I do think at a certain point you've made enough money Obama say "I do think at a certain point you've made enough money"
Read Previous Week In Revolt Articles

4 May 2010

"I do think at a certain point
you've made enough money."

(art by Brendan Lynch, True Detective 1960)


"We’re not -- we're not trying to push financial reform because we begrudge success that's fairly earned. I mean, I do think at a certain point you've made enough money. But, you know, part of the American way is, you know, you can just keep on making it if you're providing a good product or providing good service. We don't want people to stop, uh, fulfilling the core responsibilities of the financial system to help grow our economy." (President Obama, Quincy, Illinois 28 April 2010)

Spoken like a socialist millionaire*. Obama has a right to his opinion. He even has a right to his feelings, but does he have a right to make sure my wealth and yours is limited to what he feels is "enough"? No. But he doesn't understand that.

The president made $5,505.409 last year. The year before he made $2,736,107 -- he more than doubled his money in a year! To this I say, "Congratulations" and "So what?" Obama making gobs more money than me doesn't affect me in any way. He could make as much as Carlos Slim Helu (the world's richest person with $53.5 billion according to Forbes) and that would be great. A rich Obama does not make a poor me.

One man's hard-earned, legally acquired wealth doesn't take wealth away from someone else. Most of Obama's money comes from two best-selling books. Not only did he make money, but his publisher made money and everyone who worked on the project with him made money. His work is what spread the wealth around! And, judging by the sales numbers, a lot of people bought and enjoyed his work.

But look at the caveats in that one Obama paragraph: "success that's fairly earned" and "you can just keep making it if you're providing a good product or providing good service." What constitutes what's "fairly earned" or "if you're providing a good product"? Under capitalism, the markets decide and you and I are the markets. But in the socialist mind, Obama and the socialists like him decide how much and under what circumstances you and I are "fulfilling the core responsibilities of the financial system to help grow our economy."

What are my "core responsibilities?" And what "financial system" is he talking about: local, nation-wide, international? Service or manufacturing? Short-term or long? Risk adverse or risk agreeable? He doesn't say and I'd wager he himself doesn't understand what he's saying.

What is my financial responsibility? Easy. It's to my family and those I do business with. When a politician doesn't understand that, I get nervous.
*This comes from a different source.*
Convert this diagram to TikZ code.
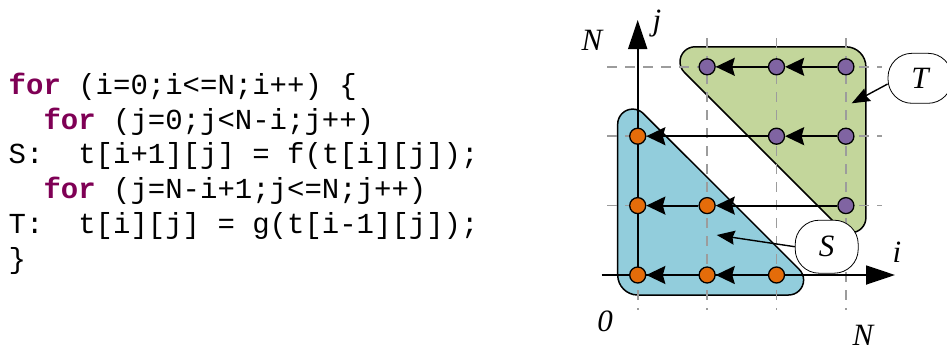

And I've been very nervous since the end of the Bush years.

Only a career pol can say "at a certain point you've made enough money." I'd rather Obama had the humbleness to say:

1) at a certain point, I have enough power.

2) at a certain point, the government is too big.

3) at a certain point, we tax too much and spend too much.

One thing Obama is not is humble. Instead, we have him telling students at a University of Michigan commencement, "If you’re a fan of Glenn Beck or Rush Limbaugh, try reading a few columns on the Huffington Post website. If we choose only to expose ourselves to opinions and viewpoints that are in line with our own, studies suggest that we will become more polarized, more set in our ways. But if we choose to actively seek out information that challenges our assumptions and our beliefs, perhaps we can begin to understand where the people who disagree with us are coming from." (1 May 2010) This is the same man who wants to regulate the internet and talk radio and has given exactly one interview on the only "conservative" news network, Fox.

On a flight from Ohio to Washington on Friday, Obama was asked whether his domestic policies suggested that he was a socialist, as some conservatives have implied. "The answer would be no," he said, laughing for a moment before defending his administration for "making some very tough choices" on the budget. "It was hard for me to believe that you were entirely serious about that socialist question," Obama said from the Oval Office.

He added, "We've actually been operating in a way that has been entirely consistent with free-market principles, and some of the same folks who are throwing the word socialist around can't say the same."

Obama has always sought to avoid being defined by labels, presenting himself as open to ideas from the left and the right. Asked to describe his philosophy in a word, he said, "No, I'm not going to engage in that." (Jeff Zeleny, 8 March 2009, New York Times)

*Socialist millionaire: someone who makes a great deal of cash working the capitalist system and then reviles and works to cripple or deconstruct that same system. Examples: George Soros, Hollywood.